As counsel for appellant frankly admit that they have been unable to find any case directly in point, it will be unnecessary to discuss all of the cases cited in their brief. However, attention should be called to the case of Central Mortgage Co. v. Buff, 278 Mass. 233, 179 N.E. 628, which appellant claims: "Was decided under the Uniform Stock Transfer Act of Massachusetts and in which it was held that a creditor could subject shares of stock of the debtor in a corporation although he was not in possession of the certificate for the shares at the time."
The action in that case arose under a section of the Massachusetts laws other than the Uniform Stock Transfer Act. The court said at page 237:
"The statute under which the plaintiff is proceeding does not require it to prove that the certificates for the shares of the debtor are in his possession."
The following is the only mention of the act by the court at the close of its opinion:
"The provisions of the Uniform Stock Transfer Act do not require a different conclusion."

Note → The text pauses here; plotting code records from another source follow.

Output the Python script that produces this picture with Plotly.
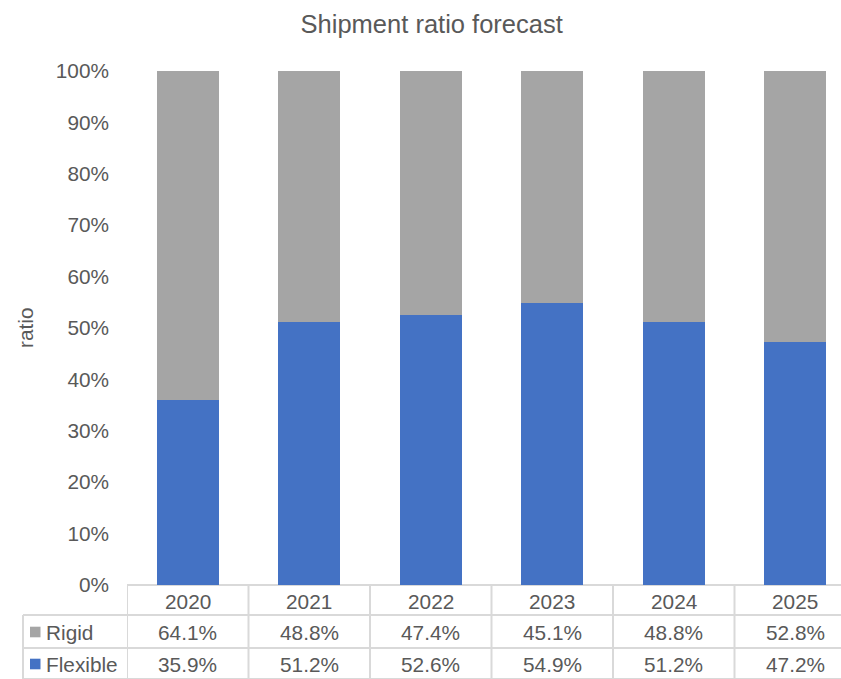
import plotly.graph_objects as go

years = ["2020", "2021", "2022", "2023", "2024", "2025"]
rigid = [64.1, 48.8, 47.4, 45.1, 48.8, 52.8]
flexible = [35.9, 51.2, 52.6, 54.9, 51.2, 47.2]
y_ticks = [0, 10, 20, 30, 40, 50, 60, 70, 80, 90, 100]

W, H = 841, 679
L, T, B = 127, 71, 585
PW = W - L
PH = B - T
CAT_PX = 121.5

BLUE = "#4472C4"
GRAY = "#A5A5A5"
TXT = "#595959"
GRID = "#D9D9D9"
FONT = "Liberation Sans, Arial, sans-serif"
FS = 20.8

def py(p):  # pixel y -> paper y
    return (B - p) / PH

def px(p):  # pixel x -> paper x
    return (p - L) / PW

xs = list(range(len(years)))
fig = go.Figure()
fig.add_trace(go.Bar(x=xs, y=[v / 100 for v in flexible], name="Flexible",
                     marker=dict(color=BLUE, line=dict(width=0)), width=0.51))
fig.add_trace(go.Bar(x=xs, y=[v / 100 for v in rigid], name="Rigid",
                     marker=dict(color=GRAY, line=dict(width=0)), width=0.51))

shapes = []
x_end = -0.5 + PW / CAT_PX
# horizontal table lines
for yy, x0 in [(585, L), (615, 23), (648, 23), (679, 23)]:
    shapes.append(dict(type="line", xref="paper", yref="paper", x0=px(x0), x1=1,
                       y0=py(yy), y1=py(yy), line=dict(color=GRID, width=2), layer="below"))
# vertical lines
shapes.append(dict(type="line", xref="paper", yref="paper", x0=px(23), x1=px(23),
                   y0=py(615), y1=py(680), line=dict(color=GRID, width=2)))
for k in range(len(years) + 1):
    shapes.append(dict(type="line", xref="x", yref="paper", x0=k - 0.5, x1=k - 0.5,
                       y0=py(585), y1=py(680), line=dict(color=GRID, width=2)))
# legend keys
for color, yc in [(GRAY, 632), (BLUE, 664)]:
    shapes.append(dict(type="rect", xref="paper", yref="paper", x0=px(30), x1=px(40.5),
                       y0=py(yc - 5.3), y1=py(yc + 5.3), fillcolor=color, line=dict(width=0)))

ann = []
tf = dict(family=FONT, size=FS, color=TXT)
for i, yr in enumerate(years):
    ann.append(dict(x=i, y=py(601), xref="x", yref="paper", text=yr, showarrow=False,
                    yanchor="middle", font=tf))
    ann.append(dict(x=i, y=py(632), xref="x", yref="paper", text=f"{rigid[i]:.1f}%",
                    showarrow=False, yanchor="middle", font=tf))
    ann.append(dict(x=i, y=py(664), xref="x", yref="paper", text=f"{flexible[i]:.1f}%",
                    showarrow=False, yanchor="middle", font=tf))
ann.append(dict(x=px(44), y=py(632), xref="paper", yref="paper", text="Rigid", xanchor="left",
                yanchor="middle", showarrow=False, font=tf))
ann.append(dict(x=px(44), y=py(664), xref="paper", yref="paper", text="Flexible", xanchor="left",
                yanchor="middle", showarrow=False, font=tf))
ann.append(dict(x=px(25), y=0.5, xref="paper", yref="paper", text="ratio", textangle=-90,
                xanchor="center", yanchor="middle", showarrow=False, font=tf))

fig.update_layout(
    width=W, height=H,
    margin=dict(l=L, r=0, t=T, b=H - B),
    barmode="stack",
    plot_bgcolor="white", paper_bgcolor="white",
    showlegend=False,
    title=dict(text="Shipment ratio forecast", x=431.7 / W, xref="container", xanchor="center",
               y=1 - 24 / H, yanchor="middle", font=dict(family=FONT, size=25.5, color=TXT)),
    xaxis=dict(range=[-0.5, x_end], showticklabels=False, showgrid=False, zeroline=False,
               showline=False, fixedrange=True),
    yaxis=dict(range=[0, 1], tickvals=[v / 100 for v in y_ticks],
               ticktext=[f"{v}%" for v in y_ticks], showgrid=False, zeroline=False,
               showline=False, ticks="", ticklabelstandoff=17,
               tickfont=dict(family=FONT, size=FS, color=TXT)),
    shapes=shapes, annotations=ann,
)
fig.write_html("out.html")
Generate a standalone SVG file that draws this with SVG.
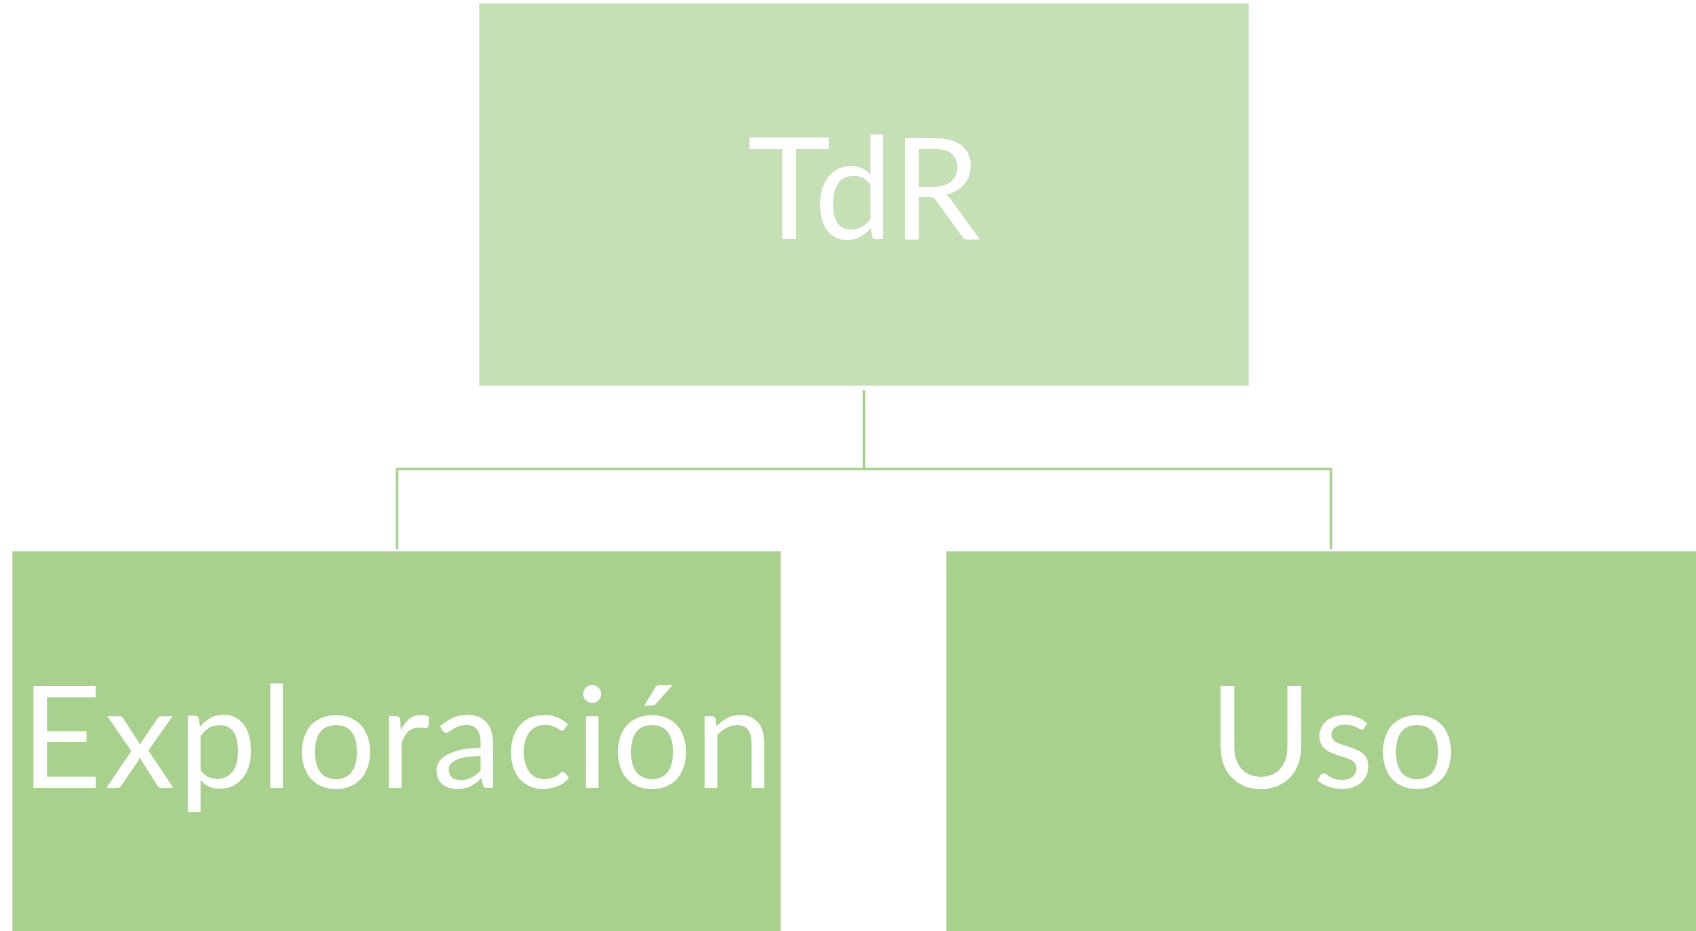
<svg xmlns="http://www.w3.org/2000/svg" width="1696" height="931" viewBox="0 0 1696 931">
<style>
.box{stroke:#ffffff;stroke-opacity:0.45;stroke-width:1.5}
.top{fill:#c5e0b4}
.sub{fill:#a9d18e}
.lbl{font-family:Lato,"Open Sans","Liberation Sans",sans-serif;font-size:141px;fill:#ffffff;text-anchor:middle}
.conn{fill:none;stroke:#a9d18e;stroke-width:2.5}
</style>
<rect width="1696" height="931" fill="#ffffff"/>
<g id="connectors">
<path class="conn" d="M864,390 V469 H397 V549"/>
<path class="conn" d="M864,469 H1331 V549"/>
</g>
<g id="node-tdr">
<rect class="box top" x="479" y="3" width="770" height="383"/>
<text class="lbl" x="864" y="239" textLength="233">TdR</text>
</g>
<g id="node-exploracion">
<rect class="box sub" x="12" y="551" width="769" height="400"/>
<text class="lbl" x="397" y="788" textLength="753">Exploración</text>
</g>
<g id="node-uso">
<rect class="box sub" x="946" y="551" width="769" height="400"/>
<text class="lbl" x="1333" y="788" textLength="248">Uso</text>
</g>
</svg>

The case of Columbia Brewing Co. v. Miller, 281 F., 289, arose under the Trading with the Enemy Act of November 4, 1918, requiring corporations under prescribed conditions to cancel outstanding shares of stock and in lieu thereof to issue certificates to the alien property custodian. However, it was also said in that case that:
"* * * but such transfer does not deprive any non-enemy claimant of vested rights, which may be established by proceeding under Section 9 of the act, as amended."
Appellant's quotation from 6 Thompson Corporations, 298, to the effect that: "* * * a court of equity, having all proper parties before it, may enter a decree that will operate upon the title of the stock and transfer it to a third person, while the certificate is outstanding" is preceded in the text by the words "On the other hand, it has been held that." This exception to the general rule stated earlier in the same section is based upon the case of Sprague v. Cocheco Mfg. Co., 10 Blatch., 173, 22 Fed. Cas., 13249, decided by United States District Court in 1872. It is also cited by appellant. The decision involved a Massachusetts trusteeship of the stock of a Massachusetts corporation. The decision is not only contrary to the Uniform Stock Transfer Act but to the modern Massachusetts cases.
The question as to the right of appellant to dividends has not been argued, though assigned as error. The right to dividends follows the right to have the stock transferred. Sections 8623-33a and 8673-3, General Code.
We find no error in the judgment of the Court of Appeals and therefore such judgment should be and hereby is affirmed.
WEYGANDT, C.J., MATTHIAS, HART, ZIMMERMAN, BELL and WILLIAMS, JJ., concur.